Have you seen our mechanical elephant?

Yes, the elephant.

Well, I think then that you’ve seen everything.

Yes, I think we’ve seen everything.

The whole summering scheme is quixotic, you admit. Real life in France is not the sun- and wine-drenched, cheek-kissing paradise you see in the movies. Nantes in particular has a sort of Anglo-Saxon busyness that is closer to the norm in Northern France than the brochures would have you believe. Sometimes there are farmers protesting in the streets, which is theoretically picturesque but is mostly a nuisance in practical application. This is a real city with people leading real, unromantic lives. Your life here will be mostly the same as back home, but with better bread and without the comforts of all your stuff.

Still, you are a half-dreamer, harboring half-promises. Your American house is much larger than it really needs to be. You’ve made compromises, and one day the contractors showed up to install upon you a kitchenful of Chinese granite. They told you that Chinese granite at thirty-five dollars a square foot is a no-brainer. As a practical man, you saw that you had no grounds for complaint.

* * *

France is still a revolutionary society. We Americans, for all our tree-of-liberty rhetoric, can usually be counted on to acquiesce to the political and economic powers that dictate the course of our lives. In Nantes the protests were frequent and varied. There was, to cite one example, resistance to a planned new airport, an airport with an allegedly overlarge ecological footprint; an airport that in the States would have been built without comment.

In Nantes, on the street corners, there were commentators, commenting obstreperously, wearing sandwich boards and handing out the appropriate lit. Cranks, for sure, but a whole movement of cranks is a force with political power. Part of what makes the American protester so poignant is his desperate incontinence. That same protester on a French street becomes strangely relevant.

There was also a six-week student strike that I had a difficult time understanding. So, I would ask, testing the limits of my French, when students go on strike who are they trying to impress? It’s not like society needs them to build our airplanes or drive our buses. I didn’t get many clear explanations, except that if anyone had known from the outset that it would last six weeks they would have gone on vacation at the outset. Morocco, most likely.

This is all undeniably crazy. France is a fractured society, like the States, and a querulous one. The protests serve little good but to provide a counterweight to the incessant airport-building sensibility that we equate with modernity.

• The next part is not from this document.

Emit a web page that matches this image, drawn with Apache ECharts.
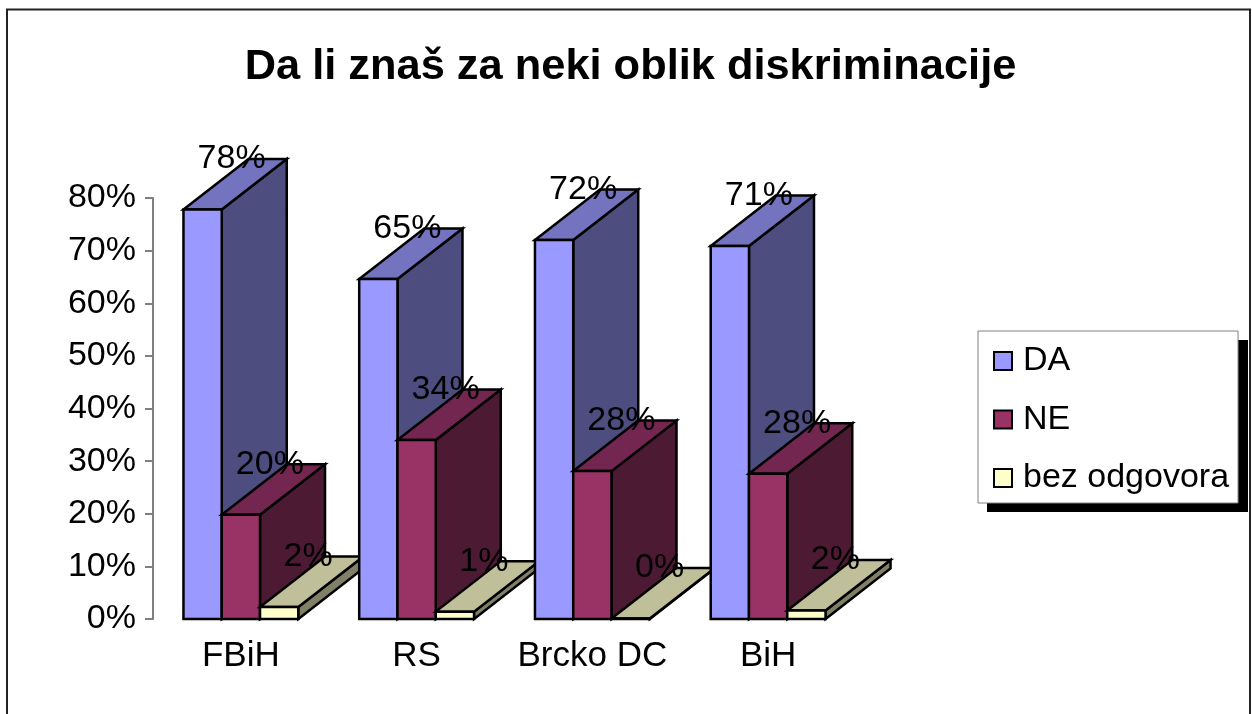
<!DOCTYPE html>
<html>
<head>
    <meta charset="utf-8">
    <title>Da li znaš za neki oblik diskriminacije</title>
    <script src="https://cdn.jsdelivr.net/npm/echarts@6/dist/echarts.min.js"></script>
    <style>
        html, body { margin: 0; padding: 0; background: #fff; overflow: hidden; }
    </style>
</head>

<body>
<div id="main" style="width: 1252px;height:714px;"></div>
<script type="text/javascript">
var categories = ['FBiH', 'RS', 'Brcko DC', 'BiH'];
var da = [77.8, 64.6, 72, 70.9];
var ne = [19.8, 34, 28.1, 27.6];
var bez = [2.3, 1.4, 0.1, 1.6];

var FONT = 'Liberation Sans';
var BAR_SHARE = 0.2178;   // bar width as part of the category band
var DEPTH_X = 65;
var DEPTH_Y = 50.5;

function makeSeries(name, idx, values, front, top, side) {
    return {
        name: name,
        type: 'custom',
        itemStyle: { color: front },
        encode: { x: 0, y: 1 },
        data: values.map(function (v, i) { return [i, v]; }),
        renderItem: function (params, api) {
            var cat = api.value(0);
            var val = api.value(1);
            var base = api.coord([cat, 0]);
            var head = api.coord([cat, val]);
            var w = api.size([1, 0])[0] * BAR_SHARE;
            var x0 = base[0] - 1.5 * w + idx * w;
            var x1 = x0 + w;
            var y0 = base[1];
            var y1 = head[1];
            var z = cat * 10 + idx;
            function face(points, color) {
                return {
                    type: 'polygon',
                    z2: z,
                    shape: { points: points },
                    style: { fill: color, stroke: '#000', lineWidth: 2.5, lineJoin: 'miter' }
                };
            }
            return {
                type: 'group',
                children: [
                    face([[x1, y0], [x1 + DEPTH_X, y0 - DEPTH_Y], [x1 + DEPTH_X, y1 - DEPTH_Y], [x1, y1]], side),
                    face([[x0, y1], [x1, y1], [x1 + DEPTH_X, y1 - DEPTH_Y], [x0 + DEPTH_X, y1 - DEPTH_Y]], top),
                    face([[x0, y0], [x1, y0], [x1, y1], [x0, y1]], front),
                    {
                        type: 'text',
                        z2: 1000,
                        x: x0 + w / 2 + 29,
                        y: y1 - DEPTH_Y,
                        style: {
                            text: Math.round(val) + '%',
                            fill: '#000',
                            font: '34px "' + FONT + '"',
                            align: 'center',
                            verticalAlign: 'middle'
                        }
                    }
                ]
            };
        }
    };
}

var myChart = echarts.init(document.getElementById('main'));
var option = {
    animation: false,
    backgroundColor: '#fff',
    textStyle: { fontFamily: FONT },
    title: {
        text: 'Da li znaš za neki oblik diskriminacije',
        left: 625.5,
        top: 41,
        textAlign: 'center',
        textStyle: { fontFamily: FONT, fontSize: 43.4, fontWeight: 'bold', color: '#000' }
    },
    graphic: [{
        type: 'rect',
        z: -1,
        shape: { x: 7, y: 9.5, width: 1243, height: 730 },
        style: { fill: 'none', stroke: '#222', lineWidth: 2 }
    }, {
        // legend drop shadow
        type: 'rect',
        z: 1,
        shape: { x: 987, y: 340, width: 261, height: 172 },
        style: { fill: '#000' }
    }],
    legend: {
        orient: 'vertical',
        left: 978,
        top: 331,
        icon: 'rect',
        itemWidth: 18,
        itemHeight: 18,
        itemGap: 24.5,
        padding: [13, 9, 8, 15],
        backgroundColor: '#fff',
        borderColor: '#808080',
        borderWidth: 1,
        itemStyle: { borderColor: '#000', borderWidth: 2 },
        textStyle: { fontFamily: FONT, fontSize: 34, color: '#000', padding: [0, 0, 0, 6] },
        data: ['DA', 'NE', 'bez odgovora']
    },
    grid: { left: 153, right: 396, top: 198, bottom: 95 },
    xAxis: {
        type: 'category',
        data: categories,
        axisLine: { show: false },
        axisTick: { show: false },
        axisLabel: { fontFamily: FONT, fontSize: 35, color: '#000', margin: 20, interval: 0 }
    },
    yAxis: {
        type: 'value',
        min: 0,
        max: 80,
        interval: 10,
        splitLine: { show: false },
        axisLine: { show: true, lineStyle: { color: '#808080', width: 2 } },
        axisTick: { show: true, length: 8, lineStyle: { color: '#808080', width: 2 } },
        axisLabel: { fontFamily: FONT, fontSize: 34, color: '#000', margin: 17, formatter: '{value}%' }
    },
    series: [
        makeSeries('DA', 0, da, '#9999ff', '#7373bf', '#4d4d80'),
        makeSeries('NE', 1, ne, '#993366', '#732650', '#4d1a33'),
        makeSeries('bez odgovora', 2, bez, '#ffffcc', '#bfbf99', '#808066')
    ]
};
myChart.setOption(option);
</script>
</body>

</html>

Rémy was at home in the resistance. We never totally understood exactly how his finances worked: I don’t think he took a wage from his work at the campus bicycle association, and he certainly didn’t come from money. Is it easier in France to quit the grid and live without a wage? It’s a welfare state, sure, but you still have to pay your rent.

What is certainly easier in France is to find an intellectual home in the rejectionist counterculture. Rémy’s worldview was a respected one in France, even among those in the socioeconomic elite who were encased in the very trappings of success whose value Rémy denied.

You’ve read a headline or two about the working conditions in Chinese mines.

The astute reader has by now realized that Rémy is a fictional character: my mildly caricaturish alter-ego. All that ghost imagery earlier on made it pretty obvious; a cheap literary device. In short, here is a man who incarnates the ideals that I believe but do not live myself.

The astute reader is wrong! Rémy is an actual Frenchman, and at this moment is probably biking through the Balkans. He lives not by my neglected ideals, but by his own. This is what makes him his own master, if a solitary one.

The reader, rebuffed, asks: so let me get this straight. Traveling to Europe is now supposed to be an exercise in austerity? Like some crazy baguette-toting variation on Walden Pond? I went to France because I wished to live deliberately, to front only the essential facts of life etc. etc. Give me a break.

So I’ll circle around and put it this way: we have sort of a schtick, my wife and I. Every spring we pore over a map and try to find a place where we can live our lives.